Mr Hunt told media the federal government wanted to have a single, unified mental health system that was easy to understand and access.
The commission estimated the $500 million a day cost is because treatment and services are not meeting community expectations.
It says one-in-five Australians experience mental ill-health with this putting an estimated $180 billion per year hole in the economy.
The commission says it conservatively estimates mental health and suicide cost the economy $43 billion to $51 billion per year in lost productivity and health system costs.
But there was an additional $130 billion cost associated with diminished health and shorter life expectancies.
The commission has recommended five reform areas, including improving preventative and early intervention measures for mental health and suicide.
It's also recommended state and territory governments pool their money together to improve care, with the commission preferring a "fundamental rebuild" of mental health funding arrangements.
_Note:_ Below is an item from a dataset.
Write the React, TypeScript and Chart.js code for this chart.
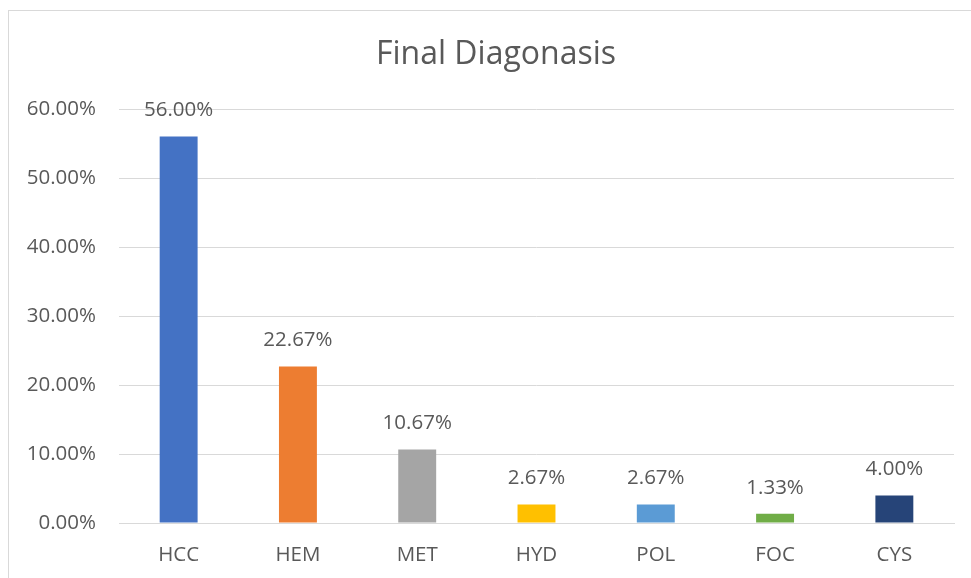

Labor health spokesman Chris Bowen said his party would hold the government to account if there was not substantial reform in the sector.
But he said he didn't doubt the government's good intentions.
The report also recommended governments work to close critical gaps in mental healthcare, with more beds in mental health wards and support for people 24/7 if needed.
Long-term housing solutions were also needed for people with severe mental conditions, as were job pathways to help reconnect people with mental illness to employment.
Commission chair Michael Brennan said mental health was treated as an "add-on" to the physical health system and this had to change.
"While full-scale change will take a long time, there are many changes that governments can start now," Mr Brennan said.
"For example, follow-up after attempted suicide is proven to save lives and could be started immediately."
The report has also detailed statistics on the breadth of Australia's mental health problem, with 3.9 million Australians having a mental illness.
One-in-eight GP visits are related to mental health issues with 1.2 million Australians accessing a Medicare-subsidised psychological therapy program.
But one-in-three attended up to two sessions before dropping out because of out-of-pocket costs.
The rate of mental health presentations at hospital emergency departments had jumped 70 per cent over the past 15 years.
Aboriginal and Torres Strait Islander people were twice as likely to die by suicide, with indigenous youth 14 times more likely to die by suicide than non-indigenous youth.
One-in-seven people aged four to 17 have a mental illness.
A Year nine student with a mental illness is potentially up to five years behind a student without one.